**Work to be completed**.
Transcribe exactly the lines from the one containing "Recreate this image" through the one containing "12.1, 12.3, 12.5, 12.7, 12.9, 13.1, 13.3, 13.5, 13.7, 13.9]", both included, and leave out any pictures.

::::::::

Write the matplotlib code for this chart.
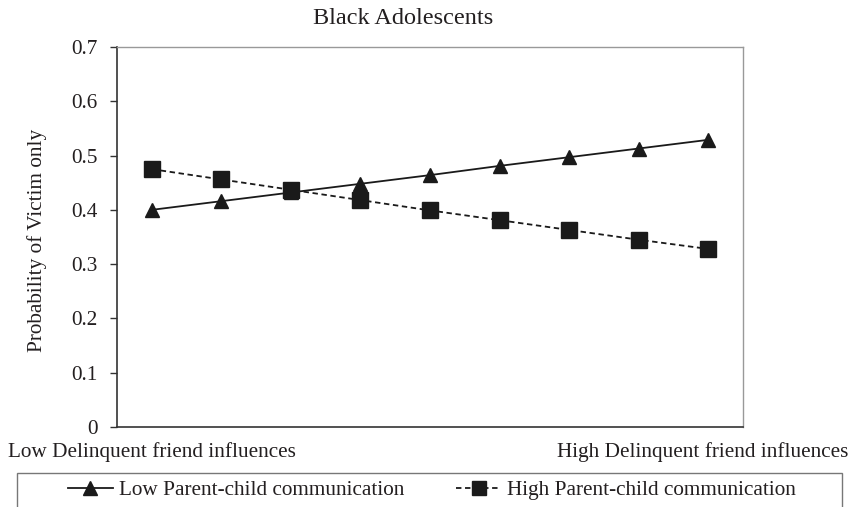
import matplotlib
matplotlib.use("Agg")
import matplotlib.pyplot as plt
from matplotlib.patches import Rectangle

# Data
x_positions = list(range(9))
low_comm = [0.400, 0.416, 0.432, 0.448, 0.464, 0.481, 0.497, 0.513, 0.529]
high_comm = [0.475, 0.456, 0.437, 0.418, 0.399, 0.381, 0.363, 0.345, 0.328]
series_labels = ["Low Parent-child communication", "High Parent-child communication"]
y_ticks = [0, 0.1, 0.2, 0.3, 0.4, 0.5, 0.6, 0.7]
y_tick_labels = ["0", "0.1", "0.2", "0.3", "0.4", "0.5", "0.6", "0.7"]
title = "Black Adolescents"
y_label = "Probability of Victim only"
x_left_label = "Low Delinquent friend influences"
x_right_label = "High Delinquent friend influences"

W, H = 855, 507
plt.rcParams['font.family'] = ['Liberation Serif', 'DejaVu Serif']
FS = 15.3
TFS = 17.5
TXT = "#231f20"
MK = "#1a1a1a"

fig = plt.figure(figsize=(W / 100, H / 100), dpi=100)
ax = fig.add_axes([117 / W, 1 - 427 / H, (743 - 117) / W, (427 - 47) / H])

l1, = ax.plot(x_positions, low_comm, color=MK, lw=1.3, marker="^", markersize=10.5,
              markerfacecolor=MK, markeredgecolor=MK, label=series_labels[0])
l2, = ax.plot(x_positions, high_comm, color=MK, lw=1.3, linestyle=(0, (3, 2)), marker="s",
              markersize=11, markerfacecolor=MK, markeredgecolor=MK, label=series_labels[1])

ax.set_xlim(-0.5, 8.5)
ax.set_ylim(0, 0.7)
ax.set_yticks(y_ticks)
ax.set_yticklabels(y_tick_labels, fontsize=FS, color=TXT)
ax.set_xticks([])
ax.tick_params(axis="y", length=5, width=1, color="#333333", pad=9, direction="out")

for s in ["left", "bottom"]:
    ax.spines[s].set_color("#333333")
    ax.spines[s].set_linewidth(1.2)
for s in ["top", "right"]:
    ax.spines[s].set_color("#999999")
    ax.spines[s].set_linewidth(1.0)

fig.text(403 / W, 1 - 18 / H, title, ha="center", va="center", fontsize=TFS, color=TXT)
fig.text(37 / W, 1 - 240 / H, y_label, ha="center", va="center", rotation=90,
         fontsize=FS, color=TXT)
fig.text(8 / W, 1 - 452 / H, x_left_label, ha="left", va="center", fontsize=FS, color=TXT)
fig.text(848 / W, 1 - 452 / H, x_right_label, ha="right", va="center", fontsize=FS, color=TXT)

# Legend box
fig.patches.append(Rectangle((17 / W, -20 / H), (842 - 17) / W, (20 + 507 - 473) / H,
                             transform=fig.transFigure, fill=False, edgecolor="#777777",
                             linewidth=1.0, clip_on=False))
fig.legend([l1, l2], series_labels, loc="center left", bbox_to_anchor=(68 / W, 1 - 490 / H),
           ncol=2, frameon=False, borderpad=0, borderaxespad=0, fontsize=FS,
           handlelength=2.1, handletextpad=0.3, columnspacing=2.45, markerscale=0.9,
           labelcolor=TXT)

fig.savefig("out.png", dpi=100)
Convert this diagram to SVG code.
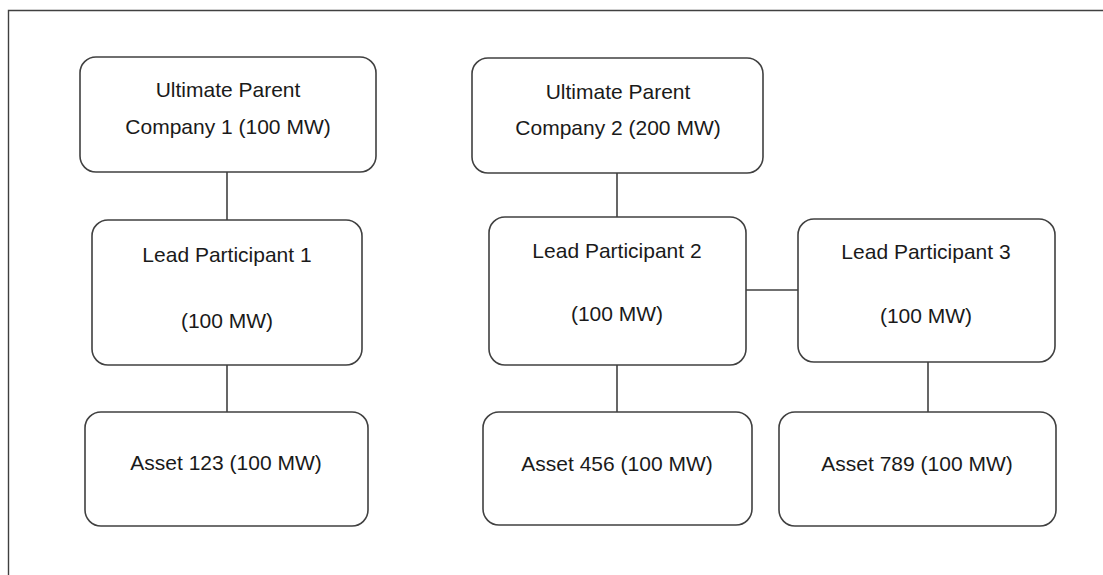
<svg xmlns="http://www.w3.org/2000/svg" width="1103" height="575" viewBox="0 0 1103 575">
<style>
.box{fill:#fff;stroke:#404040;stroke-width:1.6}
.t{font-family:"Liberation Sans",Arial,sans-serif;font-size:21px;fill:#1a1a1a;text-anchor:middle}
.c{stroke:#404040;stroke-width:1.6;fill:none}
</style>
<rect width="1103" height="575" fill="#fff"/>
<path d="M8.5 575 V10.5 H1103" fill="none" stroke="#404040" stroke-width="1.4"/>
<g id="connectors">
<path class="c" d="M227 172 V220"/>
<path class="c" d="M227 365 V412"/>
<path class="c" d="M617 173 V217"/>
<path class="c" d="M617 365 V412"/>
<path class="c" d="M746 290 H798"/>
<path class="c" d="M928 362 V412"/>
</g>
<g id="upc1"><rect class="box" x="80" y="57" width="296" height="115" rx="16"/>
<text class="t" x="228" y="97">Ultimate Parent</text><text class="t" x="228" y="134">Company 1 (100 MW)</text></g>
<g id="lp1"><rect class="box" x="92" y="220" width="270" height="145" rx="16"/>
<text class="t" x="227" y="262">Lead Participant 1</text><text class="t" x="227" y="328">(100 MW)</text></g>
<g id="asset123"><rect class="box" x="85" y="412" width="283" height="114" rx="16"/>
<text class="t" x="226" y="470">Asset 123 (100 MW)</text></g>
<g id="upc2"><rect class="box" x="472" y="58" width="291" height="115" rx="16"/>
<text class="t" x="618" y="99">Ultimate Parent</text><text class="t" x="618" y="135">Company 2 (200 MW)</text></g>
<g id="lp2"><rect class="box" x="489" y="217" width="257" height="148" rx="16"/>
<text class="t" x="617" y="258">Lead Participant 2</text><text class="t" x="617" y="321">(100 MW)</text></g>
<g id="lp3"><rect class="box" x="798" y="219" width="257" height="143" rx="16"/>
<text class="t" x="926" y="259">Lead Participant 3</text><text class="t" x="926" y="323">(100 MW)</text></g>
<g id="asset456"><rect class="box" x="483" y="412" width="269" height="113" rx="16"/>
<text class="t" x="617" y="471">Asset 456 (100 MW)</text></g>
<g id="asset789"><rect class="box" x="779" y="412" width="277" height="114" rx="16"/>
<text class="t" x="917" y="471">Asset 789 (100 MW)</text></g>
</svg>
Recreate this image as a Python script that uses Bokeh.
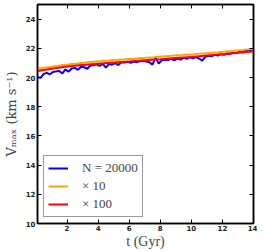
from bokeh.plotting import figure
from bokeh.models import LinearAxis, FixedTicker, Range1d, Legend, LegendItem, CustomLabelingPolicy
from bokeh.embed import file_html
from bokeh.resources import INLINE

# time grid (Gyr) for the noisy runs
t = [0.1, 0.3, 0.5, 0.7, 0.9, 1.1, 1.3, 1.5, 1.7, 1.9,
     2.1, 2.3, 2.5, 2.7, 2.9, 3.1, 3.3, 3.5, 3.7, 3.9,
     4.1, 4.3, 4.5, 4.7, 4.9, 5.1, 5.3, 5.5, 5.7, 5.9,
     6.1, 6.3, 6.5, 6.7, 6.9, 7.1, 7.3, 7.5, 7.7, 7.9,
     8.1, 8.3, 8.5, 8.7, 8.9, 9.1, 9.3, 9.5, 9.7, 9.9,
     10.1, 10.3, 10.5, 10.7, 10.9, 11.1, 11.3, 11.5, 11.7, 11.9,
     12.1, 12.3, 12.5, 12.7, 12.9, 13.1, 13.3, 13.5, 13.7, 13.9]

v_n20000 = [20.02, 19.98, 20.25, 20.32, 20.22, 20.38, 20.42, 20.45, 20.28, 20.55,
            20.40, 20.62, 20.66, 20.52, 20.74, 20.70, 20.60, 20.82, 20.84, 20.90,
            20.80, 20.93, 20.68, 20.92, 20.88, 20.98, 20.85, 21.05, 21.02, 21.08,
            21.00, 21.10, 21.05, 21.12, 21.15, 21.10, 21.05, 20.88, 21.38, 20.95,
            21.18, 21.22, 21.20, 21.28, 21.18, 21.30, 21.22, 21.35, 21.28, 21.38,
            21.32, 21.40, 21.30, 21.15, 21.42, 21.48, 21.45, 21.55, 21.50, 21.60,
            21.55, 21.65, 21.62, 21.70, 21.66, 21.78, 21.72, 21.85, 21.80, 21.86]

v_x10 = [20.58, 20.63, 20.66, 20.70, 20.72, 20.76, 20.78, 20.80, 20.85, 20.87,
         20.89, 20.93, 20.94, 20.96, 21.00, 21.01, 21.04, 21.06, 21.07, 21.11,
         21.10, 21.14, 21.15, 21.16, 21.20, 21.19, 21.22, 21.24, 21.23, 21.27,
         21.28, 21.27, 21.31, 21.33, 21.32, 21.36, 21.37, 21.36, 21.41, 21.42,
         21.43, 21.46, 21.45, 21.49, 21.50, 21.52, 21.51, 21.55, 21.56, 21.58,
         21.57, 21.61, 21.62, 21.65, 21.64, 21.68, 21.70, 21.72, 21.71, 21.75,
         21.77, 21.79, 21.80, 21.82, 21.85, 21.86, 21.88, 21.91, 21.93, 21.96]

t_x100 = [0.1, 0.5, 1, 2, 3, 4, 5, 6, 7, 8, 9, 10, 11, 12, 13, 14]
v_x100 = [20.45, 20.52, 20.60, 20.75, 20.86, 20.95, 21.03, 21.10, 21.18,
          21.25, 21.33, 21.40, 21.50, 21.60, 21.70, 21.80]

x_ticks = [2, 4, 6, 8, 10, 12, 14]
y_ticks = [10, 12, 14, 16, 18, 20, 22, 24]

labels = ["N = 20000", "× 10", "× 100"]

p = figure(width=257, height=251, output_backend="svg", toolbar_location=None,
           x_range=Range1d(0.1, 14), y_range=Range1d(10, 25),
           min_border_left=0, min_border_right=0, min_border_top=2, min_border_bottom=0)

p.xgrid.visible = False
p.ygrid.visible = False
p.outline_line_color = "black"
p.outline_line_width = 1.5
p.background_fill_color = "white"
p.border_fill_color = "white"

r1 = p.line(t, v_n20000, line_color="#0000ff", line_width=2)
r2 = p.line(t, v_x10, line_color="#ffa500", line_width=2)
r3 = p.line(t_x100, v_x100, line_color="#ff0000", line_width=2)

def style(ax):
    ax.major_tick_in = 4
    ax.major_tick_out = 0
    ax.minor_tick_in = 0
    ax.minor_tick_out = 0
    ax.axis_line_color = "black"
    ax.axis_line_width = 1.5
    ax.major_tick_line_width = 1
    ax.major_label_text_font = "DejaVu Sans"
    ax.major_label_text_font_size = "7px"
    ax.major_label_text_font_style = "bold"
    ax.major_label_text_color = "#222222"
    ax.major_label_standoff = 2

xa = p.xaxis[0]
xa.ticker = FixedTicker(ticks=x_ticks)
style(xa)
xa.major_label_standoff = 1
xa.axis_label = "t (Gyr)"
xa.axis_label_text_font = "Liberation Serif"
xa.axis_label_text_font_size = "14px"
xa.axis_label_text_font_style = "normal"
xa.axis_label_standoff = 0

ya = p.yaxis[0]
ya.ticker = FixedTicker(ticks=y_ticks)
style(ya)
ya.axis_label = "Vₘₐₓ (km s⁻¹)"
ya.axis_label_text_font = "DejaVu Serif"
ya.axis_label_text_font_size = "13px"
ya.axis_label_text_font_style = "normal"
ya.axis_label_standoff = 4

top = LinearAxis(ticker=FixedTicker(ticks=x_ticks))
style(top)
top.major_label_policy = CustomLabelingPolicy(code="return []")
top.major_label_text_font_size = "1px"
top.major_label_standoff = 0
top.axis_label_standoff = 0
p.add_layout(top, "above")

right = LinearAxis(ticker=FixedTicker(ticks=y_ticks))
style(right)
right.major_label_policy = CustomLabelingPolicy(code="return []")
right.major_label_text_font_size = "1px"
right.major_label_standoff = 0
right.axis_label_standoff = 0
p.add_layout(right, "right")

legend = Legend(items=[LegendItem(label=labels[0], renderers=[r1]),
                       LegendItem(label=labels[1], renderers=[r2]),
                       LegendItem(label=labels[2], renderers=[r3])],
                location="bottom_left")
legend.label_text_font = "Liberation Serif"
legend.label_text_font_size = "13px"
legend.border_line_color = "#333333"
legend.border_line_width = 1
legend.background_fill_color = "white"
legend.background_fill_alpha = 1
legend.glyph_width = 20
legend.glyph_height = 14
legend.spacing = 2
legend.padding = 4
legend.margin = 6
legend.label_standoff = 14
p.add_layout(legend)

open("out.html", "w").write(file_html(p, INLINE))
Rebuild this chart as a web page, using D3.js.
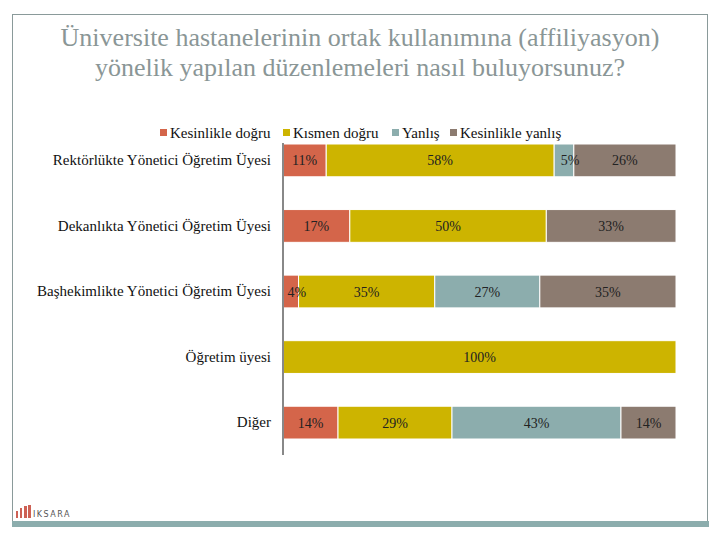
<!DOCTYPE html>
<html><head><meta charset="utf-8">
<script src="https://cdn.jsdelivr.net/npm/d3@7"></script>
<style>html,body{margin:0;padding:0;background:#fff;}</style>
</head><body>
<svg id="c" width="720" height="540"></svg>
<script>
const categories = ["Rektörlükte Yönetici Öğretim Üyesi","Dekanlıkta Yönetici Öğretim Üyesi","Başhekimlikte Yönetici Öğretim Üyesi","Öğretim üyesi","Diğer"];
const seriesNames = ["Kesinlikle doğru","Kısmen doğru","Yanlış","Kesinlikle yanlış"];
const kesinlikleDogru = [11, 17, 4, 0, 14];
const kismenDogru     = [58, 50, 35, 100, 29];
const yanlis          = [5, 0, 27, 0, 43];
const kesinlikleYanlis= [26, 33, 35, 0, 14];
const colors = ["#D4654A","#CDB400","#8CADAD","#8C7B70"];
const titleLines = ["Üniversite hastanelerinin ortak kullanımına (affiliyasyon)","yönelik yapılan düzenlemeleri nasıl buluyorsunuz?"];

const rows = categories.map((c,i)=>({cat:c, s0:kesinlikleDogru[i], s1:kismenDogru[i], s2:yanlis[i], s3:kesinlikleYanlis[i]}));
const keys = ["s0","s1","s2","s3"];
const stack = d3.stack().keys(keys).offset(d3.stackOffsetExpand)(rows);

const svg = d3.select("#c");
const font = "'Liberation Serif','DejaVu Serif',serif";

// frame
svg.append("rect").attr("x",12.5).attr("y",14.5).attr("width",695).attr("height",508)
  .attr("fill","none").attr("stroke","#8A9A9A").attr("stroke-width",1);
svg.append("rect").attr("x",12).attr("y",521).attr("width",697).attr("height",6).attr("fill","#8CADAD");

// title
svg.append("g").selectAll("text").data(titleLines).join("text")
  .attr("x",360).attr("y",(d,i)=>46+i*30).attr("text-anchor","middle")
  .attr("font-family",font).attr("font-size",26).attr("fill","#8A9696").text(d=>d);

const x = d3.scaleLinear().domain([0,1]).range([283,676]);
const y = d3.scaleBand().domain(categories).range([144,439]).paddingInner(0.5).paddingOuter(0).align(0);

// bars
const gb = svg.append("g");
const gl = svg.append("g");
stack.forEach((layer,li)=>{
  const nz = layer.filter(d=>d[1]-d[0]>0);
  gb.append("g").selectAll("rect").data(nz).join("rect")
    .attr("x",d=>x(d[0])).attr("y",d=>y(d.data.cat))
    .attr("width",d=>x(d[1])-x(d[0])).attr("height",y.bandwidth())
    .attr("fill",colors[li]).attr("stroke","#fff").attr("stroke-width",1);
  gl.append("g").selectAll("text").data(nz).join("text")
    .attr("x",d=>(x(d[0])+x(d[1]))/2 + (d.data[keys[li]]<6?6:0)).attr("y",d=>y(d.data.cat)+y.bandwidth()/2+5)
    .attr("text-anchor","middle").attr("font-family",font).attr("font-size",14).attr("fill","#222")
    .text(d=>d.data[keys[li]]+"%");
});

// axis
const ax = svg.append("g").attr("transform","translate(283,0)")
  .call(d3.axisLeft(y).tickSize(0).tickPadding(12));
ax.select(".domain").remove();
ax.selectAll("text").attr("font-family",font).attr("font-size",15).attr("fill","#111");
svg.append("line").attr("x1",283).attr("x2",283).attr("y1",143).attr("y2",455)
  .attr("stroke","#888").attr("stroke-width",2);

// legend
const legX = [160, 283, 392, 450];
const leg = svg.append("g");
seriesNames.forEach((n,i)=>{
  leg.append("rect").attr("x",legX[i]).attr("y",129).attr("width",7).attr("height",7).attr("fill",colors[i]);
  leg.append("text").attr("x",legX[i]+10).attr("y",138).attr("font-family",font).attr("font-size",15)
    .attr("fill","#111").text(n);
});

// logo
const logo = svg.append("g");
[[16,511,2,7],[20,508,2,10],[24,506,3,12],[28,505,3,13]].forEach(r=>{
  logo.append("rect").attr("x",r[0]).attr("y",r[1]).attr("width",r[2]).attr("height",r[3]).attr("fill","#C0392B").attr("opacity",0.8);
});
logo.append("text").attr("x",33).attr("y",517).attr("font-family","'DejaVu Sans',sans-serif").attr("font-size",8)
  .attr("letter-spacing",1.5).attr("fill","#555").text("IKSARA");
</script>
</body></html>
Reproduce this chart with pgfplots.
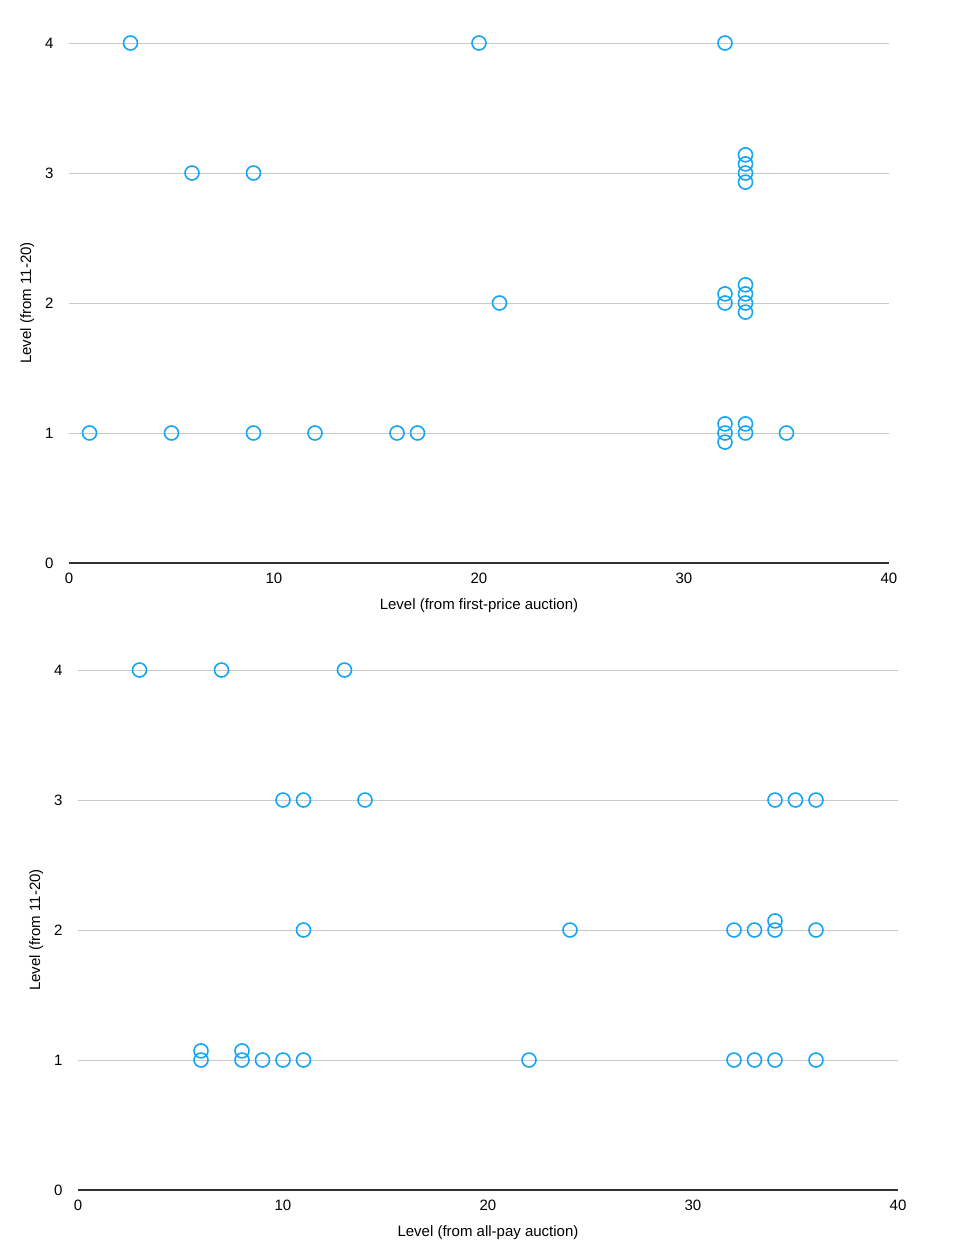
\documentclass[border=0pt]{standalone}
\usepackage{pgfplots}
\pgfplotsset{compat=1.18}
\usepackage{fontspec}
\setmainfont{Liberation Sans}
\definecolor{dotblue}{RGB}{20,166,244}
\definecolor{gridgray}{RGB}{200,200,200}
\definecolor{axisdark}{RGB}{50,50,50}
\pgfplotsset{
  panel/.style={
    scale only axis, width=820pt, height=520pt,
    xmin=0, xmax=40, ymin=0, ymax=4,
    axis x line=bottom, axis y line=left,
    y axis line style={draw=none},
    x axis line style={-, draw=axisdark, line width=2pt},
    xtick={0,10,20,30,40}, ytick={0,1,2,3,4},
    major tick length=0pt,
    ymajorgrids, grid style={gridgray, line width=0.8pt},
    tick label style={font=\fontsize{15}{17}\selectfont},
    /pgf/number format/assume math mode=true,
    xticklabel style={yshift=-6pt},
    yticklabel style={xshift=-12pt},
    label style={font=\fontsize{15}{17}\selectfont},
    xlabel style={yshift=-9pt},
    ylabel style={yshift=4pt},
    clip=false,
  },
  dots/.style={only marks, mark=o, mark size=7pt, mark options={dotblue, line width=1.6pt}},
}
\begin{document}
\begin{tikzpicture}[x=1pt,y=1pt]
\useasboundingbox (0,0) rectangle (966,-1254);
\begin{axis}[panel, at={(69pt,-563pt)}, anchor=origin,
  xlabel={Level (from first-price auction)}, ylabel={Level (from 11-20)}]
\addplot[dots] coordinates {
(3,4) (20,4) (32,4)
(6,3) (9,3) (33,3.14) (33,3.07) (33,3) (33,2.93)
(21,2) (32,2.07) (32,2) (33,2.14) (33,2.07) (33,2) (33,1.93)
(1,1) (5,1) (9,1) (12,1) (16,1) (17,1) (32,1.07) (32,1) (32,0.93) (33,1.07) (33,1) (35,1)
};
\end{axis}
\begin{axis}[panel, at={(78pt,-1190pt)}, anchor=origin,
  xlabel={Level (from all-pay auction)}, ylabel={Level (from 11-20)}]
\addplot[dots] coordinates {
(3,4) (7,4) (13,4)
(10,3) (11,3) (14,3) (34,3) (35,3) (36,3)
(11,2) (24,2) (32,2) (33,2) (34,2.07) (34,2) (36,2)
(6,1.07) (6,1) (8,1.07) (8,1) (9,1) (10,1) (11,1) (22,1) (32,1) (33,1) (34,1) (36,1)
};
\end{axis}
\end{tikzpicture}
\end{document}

::::::::

**Correct answer**.
Recreate this image as a Python script that uses Bokeh.
from bokeh.plotting import figure
from bokeh.models import LinearAxis, FixedTicker, Range1d, Legend, LegendItem, CustomLabelingPolicy
from bokeh.embed import file_html
from bokeh.resources import INLINE

# time grid (Gyr) for the noisy runs
t = [0.1, 0.3, 0.5, 0.7, 0.9, 1.1, 1.3, 1.5, 1.7, 1.9,
     2.1, 2.3, 2.5, 2.7, 2.9, 3.1, 3.3, 3.5, 3.7, 3.9,
     4.1, 4.3, 4.5, 4.7, 4.9, 5.1, 5.3, 5.5, 5.7, 5.9,
     6.1, 6.3, 6.5, 6.7, 6.9, 7.1, 7.3, 7.5, 7.7, 7.9,
     8.1, 8.3, 8.5, 8.7, 8.9, 9.1, 9.3, 9.5, 9.7, 9.9,
     10.1, 10.3, 10.5, 10.7, 10.9, 11.1, 11.3, 11.5, 11.7, 11.9,
     12.1, 12.3, 12.5, 12.7, 12.9, 13.1, 13.3, 13.5, 13.7, 13.9]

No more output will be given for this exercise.